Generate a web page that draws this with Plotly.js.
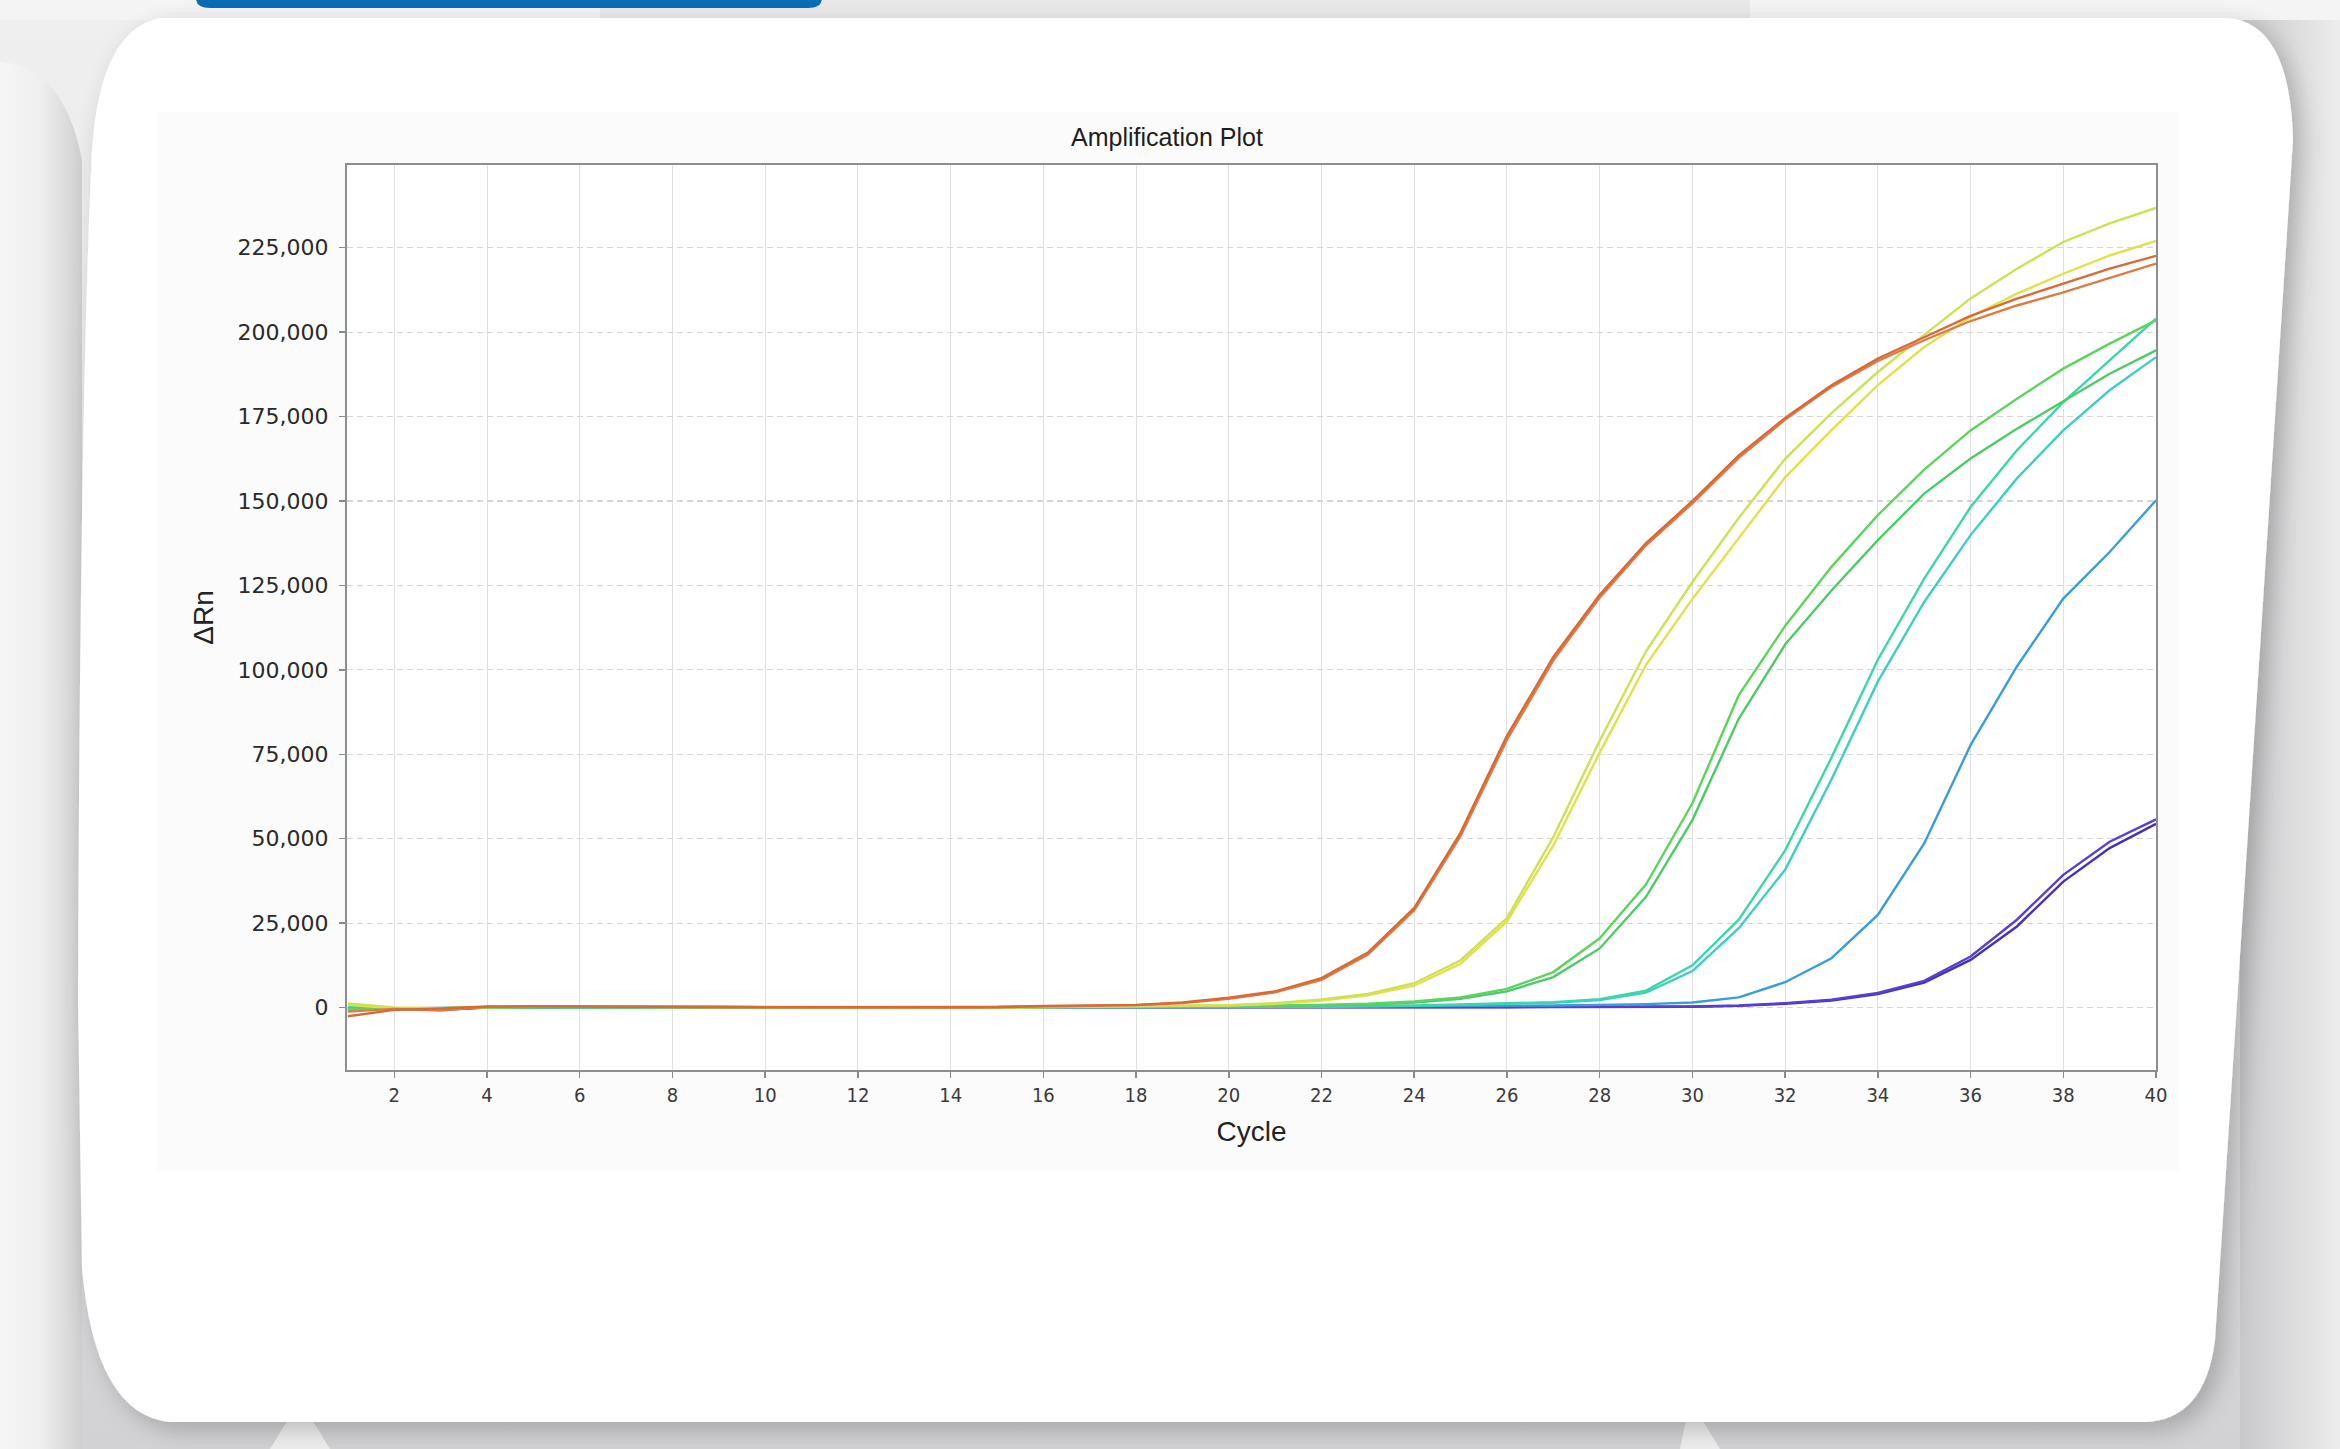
<!DOCTYPE html>
<html>
<head>
<meta charset="utf-8">
<script src="https://cdn.plot.ly/plotly-3.0.1.min.js"></script>
<style>
  html, body { margin: 0; padding: 0; }
  body { width: 2340px; height: 1449px; position: relative; overflow: hidden; background: #e2e2e4; }
  #deco { position: absolute; left: 0; top: 0; }
  #plot { position: absolute; left: 0; top: 0; width: 2340px; height: 1449px; }
</style>
</head>
<body>
<svg id="deco" width="2340" height="1449" viewBox="0 0 2340 1449" xmlns="http://www.w3.org/2000/svg">
  <defs>
    <linearGradient id="bgGrad" x1="0" y1="0" x2="0" y2="1">
      <stop offset="0" stop-color="#efeff0"/>
      <stop offset="0.5" stop-color="#e6e6e8"/>
      <stop offset="1" stop-color="#d2d2d4"/>
    </linearGradient>
    <linearGradient id="leftGrad" x1="0" y1="0" x2="1" y2="0">
      <stop offset="0" stop-color="#f7f7f7"/>
      <stop offset="0.55" stop-color="#efefef"/>
      <stop offset="1" stop-color="#cfcfd1"/>
    </linearGradient>
    <linearGradient id="rightGrad" x1="0" y1="0" x2="1" y2="0">
      <stop offset="0" stop-color="#c9c9cb"/>
      <stop offset="1" stop-color="#ededee"/>
    </linearGradient>
    <filter id="shadow" x="-5%" y="-5%" width="110%" height="110%">
      <feDropShadow dx="8" dy="8" stdDeviation="12" flood-color="#000000" flood-opacity="0.22"/>
    </filter>
  </defs>
  <rect x="0" y="0" width="2340" height="1449" fill="url(#bgGrad)"/>
  <rect x="2240" y="0" width="100" height="1449" fill="url(#rightGrad)"/>
  <rect x="0" y="0" width="2340" height="20" fill="#f4f4f5"/>
  <rect x="600" y="0" width="1150" height="20" fill="#e9e9ea"/>
  <path d="M -10 62 Q 62 58 82 160 L 82 1449 L -10 1449 Z" fill="url(#leftGrad)"/>
  <path d="M 270 1449 L 300 1400 L 330 1449 Z" fill="#eeeeef"/>
  <path d="M 1680 1449 L 1690 1400 L 1720 1449 Z" fill="#eeeeef"/>
  <path d="M 196 0 L 822 0 L 822 10 Q 822 20 808 20 L 210 20 Q 196 20 196 10 Z" fill="#0a6cb6" transform="translate(0,-12)"/>
  <path filter="url(#shadow)" fill="#ffffff"
        d="M 160 18 L 2225 18 Q 2290 20 2293 140 L 2215 1340 Q 2205 1420 2145 1422 L 170 1422 Q 95 1415 82 1268 L 78 1000 Q 80 400 92 150 Q 100 30 160 18 Z"/>
  <rect x="157" y="112" width="2022" height="1059" fill="#fbfbfb"/>
</svg>
<div id="plot"></div>
<script>
// ---------- data ----------
const cycles = [1,2,3,4,5,6,7,8,9,10,11,12,13,14,15,16,17,18,19,20,21,22,23,24,25,26,27,28,29,30,31,32,33,34,35,36,37,38,39,40];

const orangeA = [-2600,-700,-300,300,400,300,200,200,100,100,100,150,100,50,150,500,550,800,1500,2900,4800,8700,16300,29500,51800,80500,103800,122200,137500,150000,163500,174600,184300,192200,198500,204800,209900,214300,218800,222600];
const orangeB = [-1200,-400,-900,200,300,250,150,100,50,100,150,100,50,0,100,400,500,700,1300,2600,4500,8200,15700,28800,50800,79300,102800,121400,136900,149300,162800,174100,183800,191500,197600,203300,207900,211800,216000,220300];
const yellowA = [1200,0,-200,200,250,200,250,200,100,100,150,100,50,0,50,200,300,400,500,700,1300,2400,4000,7200,14000,26500,50500,79000,105500,126000,145000,162500,176000,188200,199200,210000,218800,226700,232200,236800];
const yellowB = [800,-200,-400,150,200,150,200,150,100,50,100,100,50,0,50,150,250,300,400,600,1100,2100,3600,6500,13000,25500,48000,75500,101500,121000,139000,157000,171000,184300,195600,204500,211400,217300,222700,227000];
const greenA  = [-500,-300,-200,100,150,200,250,250,150,100,100,50,50,0,50,100,150,200,300,400,500,800,1100,1800,3000,5500,10500,20500,36500,60500,92500,113000,130500,145800,159300,170900,180300,189200,196600,203500];
const greenB  = [-300,-500,-300,50,100,150,200,200,150,100,50,50,0,0,50,100,100,150,250,350,450,700,900,1500,2600,4800,9000,17500,32800,55500,85500,107500,123500,138400,152200,162600,171400,179500,187700,194600];
const cyanA   = [400,-300,-200,100,100,150,200,150,100,50,50,50,0,0,0,50,100,100,150,200,250,300,400,600,900,1200,1600,2500,5000,12500,26000,46500,74000,103000,127000,148200,165000,179300,191600,204000];
const cyanB   = [200,-400,-300,50,100,100,150,100,50,50,50,0,0,0,0,50,50,100,100,150,200,250,350,500,800,1100,1400,2200,4400,10800,23500,40800,67500,96500,120100,139900,156700,170900,182800,192600];
const blueA   = [-800,-300,-100,100,100,100,100,100,50,50,0,0,0,-50,0,0,50,50,100,150,200,250,300,350,400,500,600,800,1000,1500,3000,7500,14600,27400,48600,77700,101000,121100,134900,150200];
const purpleA = [-400,-200,-600,50,100,100,50,50,0,0,0,0,-50,-50,-50,0,0,0,50,50,50,100,100,100,100,150,200,200,250,300,600,1300,2300,4300,7900,15100,26000,39300,49100,55700];
const purpleB = [-600,-300,-700,0,50,50,50,0,0,0,-50,-50,-50,-100,-50,0,0,0,0,50,50,50,100,100,100,100,150,150,200,250,500,1100,2100,4000,7400,14100,24000,37300,47200,54400];

const seriesNames  = ["Well A1","Well A2","Well B1","Well B2","Well C1","Well C2","Well D1","Well D2","Well E1","Well F1","Well F2"];
const seriesValues = [orangeA, orangeB, yellowA, yellowB, greenA, greenB, cyanA, cyanB, blueA, purpleA, purpleB];
const seriesColors = ["#d96a36","#e07a44","#cfe052","#e0e24c","#5cd45e","#4ccb68","#3cd6aa","#3ecfc2","#3a9ddb","#5a3ed4","#4430bf"];

const yTickVals = [0,25000,50000,75000,100000,125000,150000,175000,200000,225000];
const xTickVals = [2,4,6,8,10,12,14,16,18,20,22,24,26,28,30,32,34,36,38,40];

// ---------- traces ----------
const traces = seriesValues.map((vals, i) => ({
  type: "scatter",
  mode: "lines",
  name: seriesNames[i],
  x: cycles,
  y: vals,
  line: { color: seriesColors[i], width: 2.4 },
  hoverinfo: "x+y+name"
})).reverse();

const layout = {
  width: 2340,
  height: 1449,
  paper_bgcolor: "rgba(0,0,0,0)",
  plot_bgcolor: "#ffffff",
  showlegend: false,
  margin: { l: 347, r: 184, t: 165, b: 379, pad: 0 },
  title: {
    text: "Amplification Plot",
    x: 0.4987, xanchor: "center",
    y: 0.9055, yanchor: "middle",
    font: { family: "Liberation Sans, Arial, sans-serif", size: 25, color: "#1e1e1e" }
  },
  xaxis: {
    range: [0.98, 40],
    tickvals: xTickVals,
    ticks: "outside", ticklen: 6, tickwidth: 1.5, tickcolor: "#8a8a8a",
    showline: true, linecolor: "#8e8e8e", linewidth: 2, mirror: true,
    showgrid: true, gridcolor: "#e0e0e0", gridwidth: 1,
    zeroline: false,
    tickfont: { family: "Liberation Sans Narrow, DejaVu Sans Condensed, Arial Narrow, sans-serif", size: 20, color: "#3a3a3a" },
    title: { text: "Cycle", standoff: 15,
             font: { family: "Liberation Sans, Arial, sans-serif", size: 28, color: "#222222" } }
  },
  yaxis: {
    range: [-18500, 249500],
    tickvals: yTickVals,
    tickformat: ",d",
    ticks: "outside", ticklen: 6, tickwidth: 1.5, tickcolor: "#8a8a8a",
    showline: true, linecolor: "#8e8e8e", linewidth: 2, mirror: true,
    showgrid: true, gridcolor: "#d6d6d6", gridwidth: 1.2, griddash: "6px,4px",
    zeroline: false,
    tickfont: { family: "DejaVu Sans, Verdana, sans-serif", size: 22, color: "#2a2a2a" },
    ticklabelstandoff: 6,
    title: { text: "ΔRn", standoff: 16,
             font: { family: "Liberation Sans, Arial, sans-serif", size: 28, color: "#222222" } }
  }
};

Plotly.newPlot("plot", traces, layout, { displayModeBar: false, staticPlot: true });
</script>
</body>
</html>
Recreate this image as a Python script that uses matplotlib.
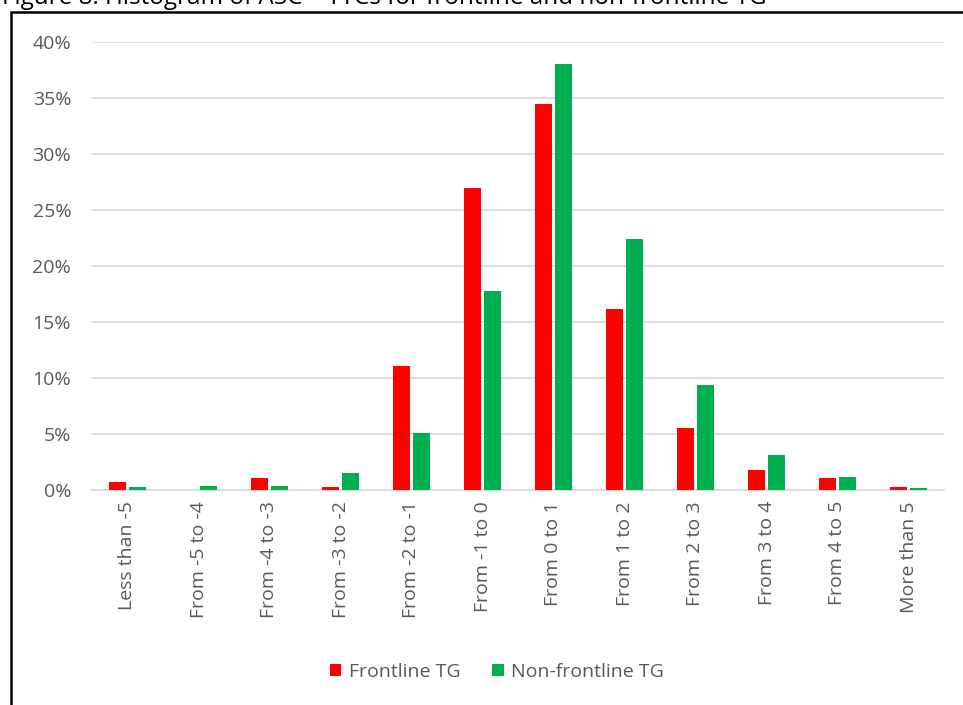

:::::

■ DO THIS
Show the lines that mention the word "script".

■ COMPLETE RESPONSE
<script src="https://cdn.plot.ly/plotly-3.0.1.min.js"></script>
<script>
</script>
Recreate this image as a Python script that uses matplotlib.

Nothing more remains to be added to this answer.